Microsoft’s plans to tackle spam with its SenderID initiative were delayed this month when the Internet Engineering Task Force (IETF) refused to proceed with the technology in its current form. SenderID aims to make it easier to authenticate the source of an email, and while this is unlikely to entirely eliminate spam, it could go a long way to combating email fraud because falsifying the sender details of emails would become impossible. Microsoft wants to make SenderID into a web-wide standard technology as part of a multi-faceted anti-spam drive. The IETF is the body charged with ratifying and documenting standards used on the web.
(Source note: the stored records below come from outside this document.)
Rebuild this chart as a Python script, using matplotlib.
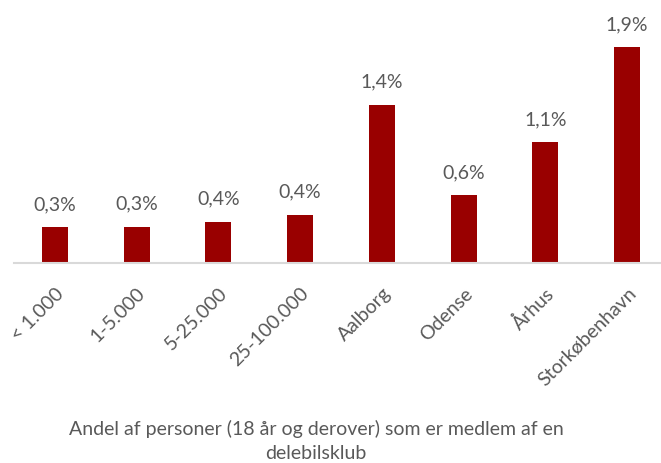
import matplotlib
matplotlib.use("Agg")
import matplotlib.pyplot as plt

categories = ["< 1.000", "1-5.000", "5-25.000", "25-100.000", "Aalborg", "Odense", "Århus", "Storkøbenhavn"]
values = [0.315, 0.32, 0.364, 0.426, 1.395, 0.596, 1.066, 1.90]
value_labels = ["0,3%", "0,3%", "0,4%", "0,4%", "1,4%", "0,6%", "1,1%", "1,9%"]
xlabel_text = "Andel af personer (18 år og derover) som er medlem af en\ndelebilsklub"

W, H = 661, 464
DPI = 100
plt.rcParams['font.family'] = ['Lato', 'DejaVu Sans']
text_color = "#595959"
bar_color = "#990000"

fig = plt.figure(figsize=(W / DPI, H / DPI), dpi=DPI)
left_px, right_px = 14, 668
base_px = 264
ymax = 2.0
px_per_unit = 113.5
top_px = base_px - ymax * px_per_unit
ax = fig.add_axes([left_px / W, (H - base_px) / H, (right_px - left_px) / W, (base_px - top_px) / H])

x = range(len(categories))
bars = ax.bar(x, values, width=0.32, color=bar_color)
ax.set_xlim(-0.5, len(categories) - 0.5)
ax.set_ylim(0, ymax)

for xi, v, lab in zip(x, values, value_labels):
    ax.annotate(lab, (xi, v), xytext=(0, 15), textcoords="offset pixels",
                ha="center", va="bottom", fontsize=14, color=text_color)

ax.set_xticks(list(x))
ax.set_xticklabels(categories, rotation=45, ha="right", rotation_mode="anchor",
                   fontsize=14, color=text_color)
ax.tick_params(axis="x", length=0, pad=15)
ax.set_yticks([])
for s in ["top", "right", "left"]:
    ax.spines[s].set_visible(False)
ax.spines["bottom"].set_color("#d9d9d9")
ax.spines["bottom"].set_linewidth(1.5)

fig.text(316 / W, 1 - 441 / H, xlabel_text, ha="center", va="center",
         fontsize=14, color=text_color, linespacing=1.45)

fig.savefig("out.png", dpi=DPI)
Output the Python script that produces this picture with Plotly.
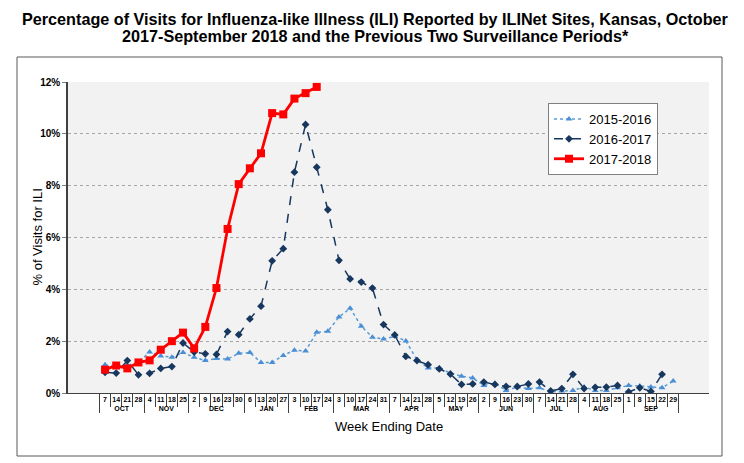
import plotly.graph_objects as go

# week-ending dates, Oct 2017 - Sep 2018
MONTHS = ["OCT", "NOV", "DEC", "JAN", "FEB", "MAR", "APR", "MAY", "JUN", "JUL", "AUG", "SEP"]
DAYS = [
    ["7", "14", "21", "28"],
    ["4", "11", "18", "25"],
    ["2", "9", "16", "23", "30"],
    ["6", "13", "20", "27"],
    ["3", "10", "17", "24"],
    ["3", "10", "17", "24", "31"],
    ["7", "14", "21", "28"],
    ["5", "12", "19", "26"],
    ["2", "9", "16", "23", "30"],
    ["7", "14", "21", "28"],
    ["4", "11", "18", "25"],
    ["1", "8", "15", "22", "29"],
]

ili_2015_16 = [1.09, 1.00, 1.07, 1.18, 1.58, 1.43, 1.38, 1.56, 1.38, 1.25, 1.33, 1.31, 1.53,
               1.56, 1.18, 1.18, 1.45, 1.65, 1.62, 2.34, 2.38, 2.93, 3.27, 2.58, 2.15, 2.08,
               2.19, 2.01, 1.28, 0.96, 0.96, 0.77, 0.65, 0.58, 0.29, 0.37, 0.10, 0.23, 0.17,
               0.20, 0.04, 0.08, 0.10, 0.23, 0.10, 0.10, 0.20, 0.29, 0.27, 0.23, 0.20, 0.46]
ili_2016_17 = [0.80, 0.77, 1.25, 0.70, 0.76, 0.95, 1.02, 1.93, 1.58, 1.51, 1.49, 2.37, 2.25,
               2.86, 3.35, 5.10, 5.57, 8.52, 10.36, 8.71, 7.07, 5.12, 4.40, 4.28, 4.05, 2.64,
               2.24, 1.41, 1.25, 1.09, 0.93, 0.73, 0.33, 0.35, 0.42, 0.33, 0.25, 0.25, 0.35,
               0.42, 0.08, 0.17, 0.72, 0.17, 0.22, 0.23, 0.29, 0.04, 0.20, 0.06, 0.72]
ili_2017_18 = [0.90, 1.06, 0.95, 1.18, 1.26, 1.67, 2.00, 2.33, 1.72, 2.55, 4.05, 6.33, 8.06,
               8.67, 9.25, 10.80, 10.75, 11.36, 11.57, 11.81]

TITLE_1 = "Percentage of Visits for Influenza-like Illness (ILI) Reported by ILINet Sites, Kansas, October"
TITLE_2 = "2017-September 2018 and the Previous Two Surveillance Periods*"

month_lvl = [m for m, ds in zip(MONTHS, DAYS) for _ in ds]
day_lvl = [d for ds in DAYS for d in ds]

FONT = "Liberation Sans, Arial, sans-serif"

# page body has an 8px margin, so the figure sits at (8, 8) in the window
OFF = 8
W, H = 744 - OFF, 463 - OFF
# plot area in window pixels: x 68..709, y 82..393
PL, PR, PT, PB = 68 - OFF, 709 - OFF, 82 - OFF, 393 - OFF


def px_x(v):
    return (v - OFF - PL) / (PR - PL)


def px_y(v):
    return (PB - (v - OFF)) / (PB - PT)


def xcats(n):
    return [month_lvl[:n], day_lvl[:n]]


fig = go.Figure()
fig.add_trace(go.Scatter(
    x=xcats(len(ili_2015_16)), y=ili_2015_16, name="2015-2016", mode="lines+markers",
    line=dict(color="#5b9bd5", width=1.5, dash="dot"),
    marker=dict(symbol="triangle-up", size=6, color="#4a8fd6"),
))
fig.add_trace(go.Scatter(
    x=xcats(len(ili_2016_17)), y=ili_2016_17, name="2016-2017", mode="lines+markers",
    line=dict(color="#17375e", width=1.5, dash="dash"),
    marker=dict(symbol="diamond", size=6, color="#17375e"),
))
fig.add_trace(go.Scatter(
    x=xcats(len(ili_2017_18)), y=ili_2017_18, name="2017-2018", mode="lines+markers",
    line=dict(color="#ff0000", width=2.8),
    marker=dict(symbol="square", size=8, color="#ff0000"),
))

# outer chart frame
fig.add_shape(type="rect", xref="paper", yref="paper",
              x0=px_x(17), x1=px_x(722), y0=px_y(456), y1=px_y(57),
              line=dict(color="#595959", width=1), layer="below")

for txt, yc in [(TITLE_1, 19), (TITLE_2, 36)]:
    fig.add_annotation(
        text=txt, xref="paper", yref="paper", x=px_x(375), y=px_y(yc),
        xanchor="center", yanchor="middle", showarrow=False,
        font=dict(size=16.2, family=FONT, weight="bold"),
    )
fig.add_annotation(
    text="% of Visits for ILI", xref="paper", yref="paper", x=px_x(37), y=0.5,
    xanchor="center", yanchor="middle", textangle=-90, showarrow=False,
    font=dict(size=13, family=FONT),
)
fig.add_annotation(
    text="Week Ending Date", xref="paper", yref="paper", x=0.5, y=px_y(426),
    xanchor="center", yanchor="middle", showarrow=False,
    font=dict(size=13, family=FONT),
)

fig.update_layout(
    width=W, height=H,
    margin=dict(l=PL, r=W - PR, t=PT, b=H - PB, autoexpand=False),
    paper_bgcolor="white", plot_bgcolor="#f2f2f2",
    font=dict(family=FONT, color="black"),
    showlegend=True,
    legend=dict(
        x=px_x(548), y=px_y(103), xanchor="left", yanchor="top",
        bgcolor="white", bordercolor="#808080", borderwidth=1,
        font=dict(size=13), tracegroupgap=0, itemwidth=30,
    ),
    xaxis=dict(
        type="multicategory", automargin=False,
        showline=True, linecolor="#404040", linewidth=1,
        ticks="outside", tickson="boundaries", ticklen=13, tickcolor="#404040",
        showdividers=True, dividercolor="#404040", dividerwidth=1,
        tickfont=dict(size=7, weight="bold"), tickangle=0,
        showgrid=False,
    ),
    yaxis=dict(
        range=[0, 12], dtick=2, ticksuffix="%", automargin=False,
        showline=True, linecolor="#404040", linewidth=1.5,
        ticks="outside", ticklen=4, tickcolor="#808080",
        showgrid=True, gridcolor="#a6a6a6", griddash="dot", gridwidth=1,
        zeroline=False,
        tickfont=dict(size=10, weight="bold"),
    ),
)

fig.write_html("out.html")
The organisation has refused to endorse SenderID because it is concerned about patent restrictions placed on certain portions of the technology by Microsoft, which would make widespread adoption of the standard difficult.

Microsoft is insistent that this does not spell the end for SenderID, claiming that the framework has essentially been accepted and that portions of the technology it holds patents for can simply be replaced with alternative mechanisms to avoid licensing issues and give users more choice.

Jamie Cowper, senior technology consultant at messaging security vendor Mirapoint commented ”Although it appears to move forward at a snail’s pace in adopting new standards, there is a method to the IETF’s madness and that is to review every proposed standard to ensure industry-wide buy-in and protect against corporate agendas underlying these standard efforts. In this case, some members of the IETF and open source communities have concerns with Microsoft’s proposal. Considering the ubiquitous nature of email communications, the global impact of a new SMTP protocol standard warrants this diligence on the IETF’s part.”